**Task directions**
Reproduce the listing below exactly, beginning with its first line and ending with the line that holds "plt.rcParams['font.family'] = ['Lato', 'DejaVu"; pictures are not part of the copy.
╭─ Stored rows
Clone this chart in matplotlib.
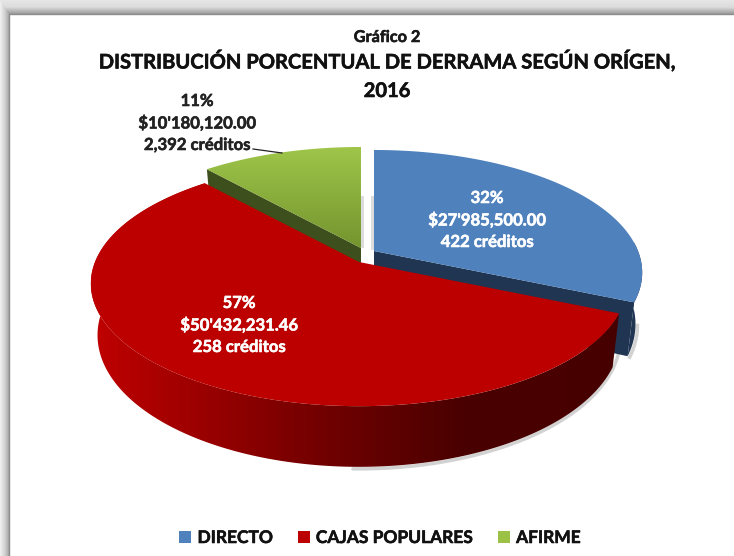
import numpy as np
import matplotlib
matplotlib.use('Agg')
import matplotlib.pyplot as plt
import matplotlib.patheffects as pe
from matplotlib.patches import Polygon, Patch
from matplotlib.colors import LinearSegmentedColormap

plt.rcParams['font.family'] = ['Lato', 'DejaVu Sans']

categories = ['DIRECTO', 'CAJAS POPULARES', 'AFIRME']
amounts = [27985500.00, 50432231.46, 10180120.00]
percent_labels = ['32%', '57%', '11%']
amount_labels = ["$27'985,500.00", "$50'432,231.46", "$10'180,120.00"]
credit_labels = ['422 créditos', '258 créditos', '2,392 créditos']

top_colors = ['#4f81bd', '#bc0000', '#9bc247']

# ellipse with a little perspective, in pixels
A, B, k = 264, 118.8, 0.176
h = 50
apex = {'blue': (374, 251), 'red': (359, 262), 'green': (361, 248)}

fig = plt.figure(figsize=(7.34, 5.56), dpi=100)
ax = fig.add_axes([0, 0, 1, 1])


def rim(t, c, depth=False):
    w = 1 + k * np.cos(t)
    dx = A * np.sin(t) / w
    dy = -B * np.cos(t) / w
    if depth:
        dx = dx * 0.975
        dy = dy + h / w
    return np.column_stack([c[0] + dx, c[1] + dy])


def gradient(pts, colors, horizontal=True, extent=None, zorder=2):
    cmap = LinearSegmentedColormap.from_list('g', colors)
    grad = np.linspace(0, 1, 256)
    grad = grad.reshape(1, -1) if horizontal else grad.reshape(-1, 1)
    if extent is None:
        extent = (pts[:, 0].min(), pts[:, 0].max(), pts[:, 1].max(), pts[:, 1].min())
    im = ax.imshow(grad, cmap=cmap, extent=extent, aspect='auto', origin='upper' if not horizontal else 'lower', zorder=zorder)
    poly = Polygon(pts, closed=True, transform=ax.transData, fc='none', ec='none')
    ax.add_patch(poly)
    im.set_clip_path(poly)


def side_pts(t0, t1, c):
    t = np.linspace(t0, t1, 200)
    return np.vstack([rim(t, c), rim(t[::-1], c, True)])


def cut_pts(t, c):
    top = rim(np.array([t]), c)[0]
    bot = rim(np.array([t]), c, True)[0]
    return np.array([c, top, bot, (c[0], c[1] + h)])


def face_pts(t0, t1, c):
    t = np.linspace(t0, t1, 200)
    return np.vstack([[c], rim(t, c)])


def bold_text(x, y, s, size, color):
    ax.text(x, y, s, ha='center', va='center', fontsize=size, fontweight='bold', color=color, zorder=8,
            path_effects=[pe.withStroke(linewidth=0.4, foreground=color)])


shares = np.array(amounts) / sum(amounts)
edges = np.concatenate([[0], np.cumsum(shares)]) * 2 * np.pi

# frame around the pasted picture
ax.add_patch(Polygon([(0, 0), (734, 0), (734, 556), (0, 556)], fc='white', ec='none', zorder=0))
gradient(np.array([(0, 0), (734, 0), (734, 14), (0, 14)]), ['#e6e6e6', '#dcdcdc', '#9a9a9a'], horizontal=False, zorder=1)
gradient(np.array([(0, 0), (9, 14), (9, 556), (0, 556)]), ['#f2f2f2', '#d4d4d4', '#a8a8a8'], horizontal=True, zorder=1)
ax.plot([9, 9, 734], [556, 14, 14], color='#8c8c8c', lw=1, zorder=1.5)

# soft shadow beneath the pie
t = np.linspace(edges[1] - 0.6, edges[2] - 2.4, 200)
ax.plot(*rim(t, (apex['red'][0], apex['red'][1] + 2), True).T, color='#808080', lw=2.5, alpha=0.35, zorder=1.8, solid_capstyle='round')
t = np.linspace(1.75, edges[1], 50)
ax.plot(*rim(t, (apex['blue'][0] + 2, apex['blue'][1] + 1), True).T, color='#808080', lw=2.5, alpha=0.35, zorder=1.8)

# grey shadows in the gap between slices
ax.fill_betweenx([196, 248], 361, 364, color='#dcdcdc', lw=0, zorder=1.9)
ax.fill_betweenx([196, 250], 371, 374, color='#dcdcdc', lw=0, zorder=1.9)

# blue slice
ax.add_patch(Polygon(side_pts(1.5, edges[1], apex['blue']), fc='#1f3552', ec='none', zorder=3))
ax.add_patch(Polygon(cut_pts(edges[1], apex['blue']), fc='#1f3552', ec='none', zorder=3))
ax.add_patch(Polygon(face_pts(0, edges[1], apex['blue']), fc=top_colors[0], ec='none', zorder=4))

# green slice
ax.add_patch(Polygon(cut_pts(edges[2], apex['green']), fc='#3d4f1c', ec='none', zorder=3))
gradient(face_pts(edges[2], edges[3], apex['green']), ['#9fc64a', '#74942e'], horizontal=False, zorder=4)

# red slice
side = side_pts(edges[1], edges[2], apex['red'])
gradient(side, [(0, '#c00000'), (0.18, '#a00000'), (0.4, '#780000'), (0.7, '#4a0000'), (1, '#470000')], horizontal=True, zorder=5)
ax.add_patch(Polygon(face_pts(edges[1], edges[2], apex['red']), fc=top_colors[1], ec='none', zorder=6))

# texts
bold_text(387, 38, 'Gráfico 2', 11.7, '#1a1a1a')
bold_text(387, 61, 'DISTRIBUCIÓN PORCENTUAL DE DERRAMA SEGÚN ORÍGEN,', 14.5, '#111111')
bold_text(387, 91, '2016', 14.5, '#111111')

label_xy = [(487, 198), (239, 303), (197, 101)]
label_colors = ['white', 'white', '#222222']
for i in range(3):
    for j, s in enumerate([percent_labels[i], amount_labels[i], credit_labels[i]]):
        bold_text(label_xy[i][0], label_xy[i][1] + j * 22, s, 12, label_colors[i])
ax.plot([253, 282], [149, 153], color='#222222', lw=0.9, zorder=8)

handles = [Patch(fc=c, ec='none') for c in top_colors]
leg = ax.legend(handles, categories, loc='center', bbox_to_anchor=(380 / 734, 1 - 538 / 556), ncol=3, frameon=False,
                prop={'size': 12.5, 'weight': 'bold'}, labelcolor='#111111', handlelength=0.7, handleheight=0.7,
                handletextpad=0.35, columnspacing=1.44)
for txt in leg.get_texts():
    txt.set_path_effects([pe.withStroke(linewidth=0.4, foreground='#111111')])

ax.set_xlim(0, 734)
ax.set_ylim(556, 0)
ax.axis('off')
fig.savefig('out.png', dpi=100)
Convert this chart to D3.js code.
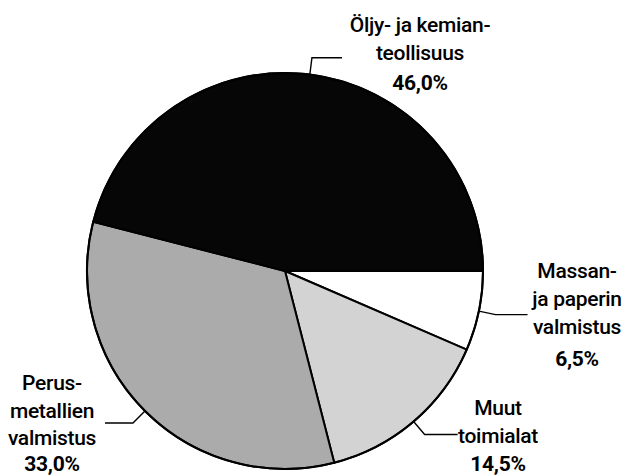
<!DOCTYPE html>
<html>
<head>
<meta charset="utf-8">
<script src="https://cdn.jsdelivr.net/npm/d3@7"></script>
<style>
  body { margin: 0; background: #fff; }
  text { font-family: Roboto, "DejaVu Sans Condensed", sans-serif; fill: #000; }
</style>
</head>
<body>
<div id="chart"></div>
<script>
// toimialat, aloitus klo 3 ja myötäpäivään
const toimialat = ["Massan- ja paperin valmistus", "Muut toimialat", "Perusmetallien valmistus", "Öljy- ja kemianteollisuus"];
const osuudet = [6.5, 14.5, 33.0, 46.0];
const nimirivit = [
    ["Massan-", "ja paperin", "valmistus"],
    ["Muut", "toimialat"],
    ["Perus-", "metallien", "valmistus"],
    ["Öljy- ja kemian-", "teollisuus"]
];
const prosentit = ["6,5%", "14,5%", "33,0%", "46,0%"];

const width = 625, height = 475;
const cx = 285, cy = 271, r = 198;

const svg = d3.select("#chart").append("svg")
    .attr("width", width)
    .attr("height", height);

const g = svg.append("g").attr("transform", `translate(${cx},${cy})`);

const colors = d3.scaleOrdinal()
    .domain(toimialat)
    .range(["#ffffff", "#d3d3d3", "#ababab", "#060606"]);

const pie = d3.pie()
    .sort(null)
    .value(d => d.v)
    .startAngle(Math.PI / 2)
    .endAngle(Math.PI / 2 + 2 * Math.PI);

const data = toimialat.map((k, i) => ({ k, v: osuudet[i], i }));
const arcs = pie(data);

const arc = d3.arc().innerRadius(0).outerRadius(r);

g.selectAll(".slice")
    .data(arcs)
    .enter()
    .append("path")
    .attr("class", "slice")
    .attr("d", arc)
    .attr("fill", d => colors(d.data.k))
    .attr("stroke", "#000")
    .attr("stroke-width", 2)
    .attr("stroke-linejoin", "round");

// ympyrän reuna
g.append("circle")
    .attr("r", r)
    .attr("fill", "none")
    .attr("stroke", "#000")
    .attr("stroke-width", 2);

// viittausviivat
const viivaPituus = [32, 33, -28, 30];
const kulma = d => (d.startAngle + d.endAngle) / 2;
const piste = (a, rr) => [rr * Math.sin(a), -rr * Math.cos(a)];

g.selectAll(".leader")
    .data(arcs)
    .enter()
    .append("polyline")
    .attr("class", "leader")
    .attr("fill", "none")
    .attr("stroke", "#000")
    .attr("stroke-width", 1.4)
    .attr("points", d => {
        const a = kulma(d);
        const p0 = piste(a, r);
        const p1 = piste(a, r + 17);
        const p2 = [p1[0] + viivaPituus[d.data.i], p1[1]];
        return [p0, p1, p2].map(p => p.join(",")).join(" ");
    });

// tekstit: [keskikohta x, ensimmäisen rivin perusviiva, riviväli, prosentin perusviiva]
const tekstiPaikat = [
    [577, 278, 28, 366],
    [498, 415, 28, 471],
    [52, 390, 27.5, 471],
    [420, 32, 28, 90]
];

arcs.forEach(d => {
    const i = d.data.i;
    const [x, y0, dy, yp] = tekstiPaikat[i];
    const t = svg.append("text")
        .attr("text-anchor", "middle")
        .attr("font-size", "21px")
        .attr("font-weight", 500)
        .attr("letter-spacing", "-0.3px");
    nimirivit[i].forEach((rivi, j) => {
        t.append("tspan")
            .attr("x", x)
            .attr("y", y0 + j * dy)
            .text(rivi);
    });
    svg.append("text")
        .attr("x", x)
        .attr("y", yp)
        .attr("text-anchor", "middle")
        .attr("font-size", "21px")
        .attr("font-weight", 700)
        .attr("letter-spacing", "-0.3px")
        .text(prosentit[i]);
});
</script>
</body>
</html>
╰─
**Task answer**
Clone this chart in matplotlib.
import numpy as np
import matplotlib
matplotlib.use('Agg')
import matplotlib.pyplot as plt
import matplotlib.patheffects as pe
from matplotlib.patches import Polygon, Patch
from matplotlib.colors import LinearSegmentedColormap

plt.rcParams['font.family'] = ['Lato', 'DejaVu Sans']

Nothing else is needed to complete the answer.